Character Sheet as Hit Location Chart

Last Sunday, Telecanter's Receding Rules issued a challenge: create dice drop charts for other needs that rarely get mentioned, for example random character creation or hit location. I thought I'd mention an old non-D&D example.

One of the forums ran a Game Chef design competition back in March 2009 with some odd constraints, including "completely random characters". My entry was Resist the Atom!, a mixed resistance fighter/supers game where the supers are the enemy. I included a character sheet that you rolled dice on to randomly assign scores to ten attributes. Here's an excerpt from the character creation section:
The first step is to create some characters. Take a look at the character sheet: it has an outline of a human form and four grey lines that divide the sheet into various regions. There are boxes at the top for the character's name and player's name, and also ten boxes to write stats in. Six of the stat boxes are in pairs, with a single label for both stats in the pair. There's space for writing a short character description under the names, skills and backgrounds on the left, and important items owned on the right.

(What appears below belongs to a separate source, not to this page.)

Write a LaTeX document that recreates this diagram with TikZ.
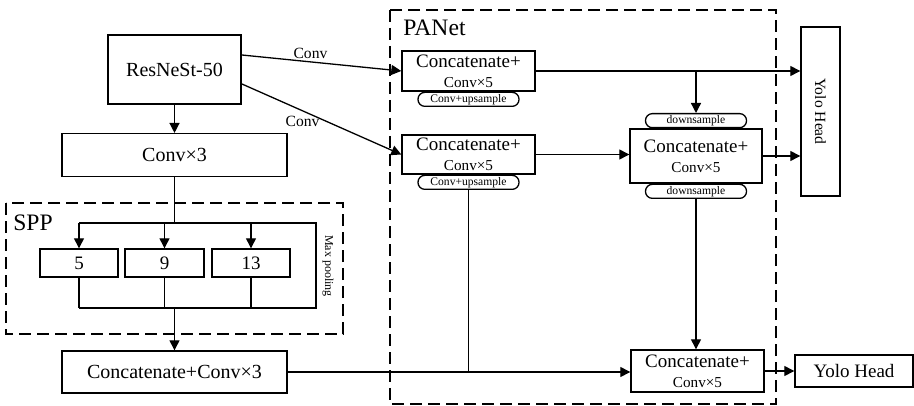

The arrangement isn't just artistic, it's practical. You can roll dice directly on the sheet to randomly determine hit location in the four basic areas: head, arms, body, and legs. You can do the same for non-human objects and interpret the body parts by analogy, or if you're stumped for ideas you can use the regions of the character sheet metaphorically. This is also the key to random character generation: you roll several dice directly on the character sheet and determine which stats to change based on where the dice land. Dice that land roughly mid-way between two or three stats affect all of them, so even rolling just one die can produce a lot of variability.
Head Arms, and Legs represent pairs of stats covering sensing, acting, and moving. Each has a speed and a power. Body is a single stat (essentially, hit points/Con,) and there were three other stats, Age, Resources, and Secrecy (secret resources.) All characters start with Speed stats of 4, Power, Body, and Resources stats of 3, and Secrecy of 1; Age is calculated from skills or defaults to 25. The gimmick was that you rolled dice on the sheet and assigned each die result to the stat it lands closes to, or two or three stats if a die lands on a line. Everything else stys at the default. You also roll on the sheet for resources, equipment, special backgrounds, and abilities (using the names of the stats to determine what you have for each.)

At some point, I will probably use this as a template for random haracter generation. I already tried a more abstract approach (you can use the right-hand column on the Quickie Dice Tool, for example.) But I like the way the character image doubles as a hit location chart.